Had Ballard Leary been clear with the court about its arbitration rights and intent to invoke them, we have no doubt the trial court would have viewed the issue differently.
¶ 23 Moreover, seeking to compel arbitration after losing on bifurcation is not the type of forum shopping at issue in Otis Housing. Only after losing on the merits did OHA seek to compel arbitration. Otis Housing, 165 Wash.2d at 586, 201 P.3d 309. In contrast, Ballard Leary lost on a preliminary procedural motion and then immediately sought to compel arbitration. Requesting dismissal without prejudice or bifurcation does not go to the merits of alter ego liability or fraudulent transfers. This is analogous to Townsend.
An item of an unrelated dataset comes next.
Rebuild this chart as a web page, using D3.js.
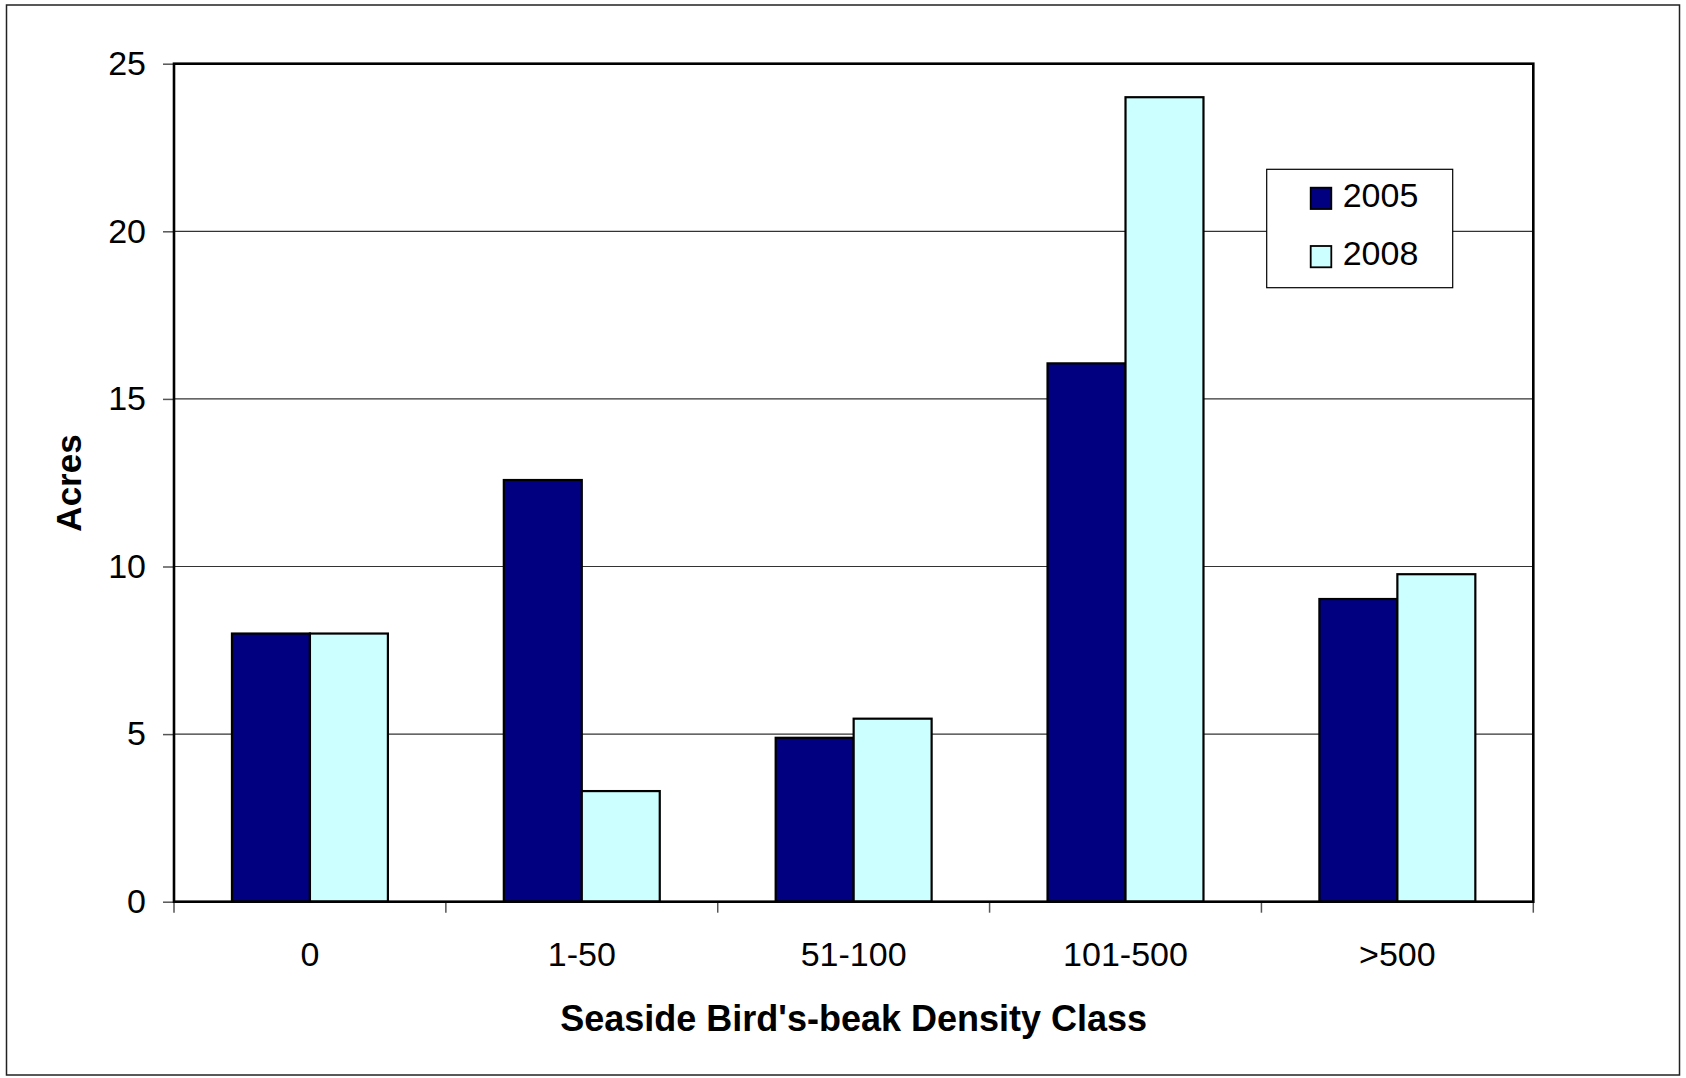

¶ 24 Ballard Leary also did not evince other intent to litigate rather than arbitrate. For instance, it did not file an answer or conduct any discovery. Ballard Leary also moved to compel arbitration only four days after the trial court denied the CR 12(b)(6) motion. There is no dispute that this was within 90 days from service of the complaint, as required by RCW 64.55.100. Otis Housing does not hold that a party must immediately preserve its right to arbitrate. See also Verbeek Props., 159 Wash.App. at 90, 246 P.3d 205 (holding that a party does not waive arbitration simply by failing to invoke it in the complaint or answer). Rather, the rule is that a party must take some action to enforce its right to arbitrate within a reasonable time. Otis Housing, 165 Wash.2d at 588, 201 P.3d 309. Ballard Leary did so here. Aside from discussing jury confusion and trial expediency as a basis to bifurcate, Ballard Leary evinced no other intent to litigate rather than arbitrate. Best practice would have been for Ballard Leary to preserve its right to arbitrate in its CR 12(b)(6) motion. However, we cannot say that Ballard Leary's conduct is consistent with intent to forego its right to arbitrate.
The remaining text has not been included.